Sólo volvimos a la canchita un rato largo después. El loco se había metido y estaba haciendo un pozo en el medio de la cancha. Mi vieja trató de calmarlo diciendo que iba a llamar a la policía, o algo así. El loco bramó que nosotros nos habíamos metido en su casa a hacer un bardo de antología y nuestra respuesta fue poner cara de “no sé qué mierda está hablando este desequilibrado que usa antiparras para sacar a pasear su carretilla por el barrio”.

Finalmente el viejo desistió de su reacción. Más que nada porque ya iba por el medio metro y ahí abajo se había encontrado una superficie más pedrosa y dura. Agarró entonces la pala, nos miró desafiante y se fue a la mierda. El partido no siguió por razones obvias.

El episodio fue el principio del fin. A mis viejos, la satisfacción de tener un potrero donde la tropa se sacara las ganas se les terminó de caer definitivamente.  Una cosa era bancar los gritos, las puteadas, la tierra que volaba para el lado de la casa. Pero quedar involucrado en algún incidente de índole policial ya era como demasiado.
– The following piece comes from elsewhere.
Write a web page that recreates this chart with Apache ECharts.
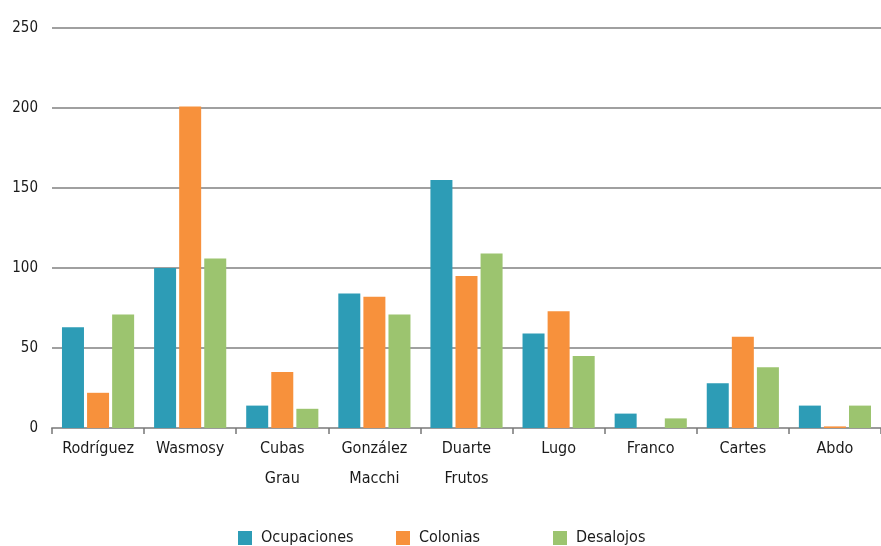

Por eso a los pocos días recibieron con incontenible algarabía la noticia de que el dueño finalmente había logrado vender el terreno. Y no a nosotros precisamente. Las obras arrancaron muy poco después y en poco tiempo se levantó una casa. De nada sirvió que durante los primeros días entráramos a la obra por la noche para tapar los huecos de los cimientos, arrancar hilos y romper ladrillos. La hicieron igual. Y es desde ese día que miro con odio indisimulable a los habitantes.  A los primeros y a todos los que osaron y osan vivir sobre una porción de tierra cuyo destino inamovible era tener diez monos corriendo detrás de una pelota.

Pasaron como veinticinco años de este trágico y abrupto final. Todavía duele.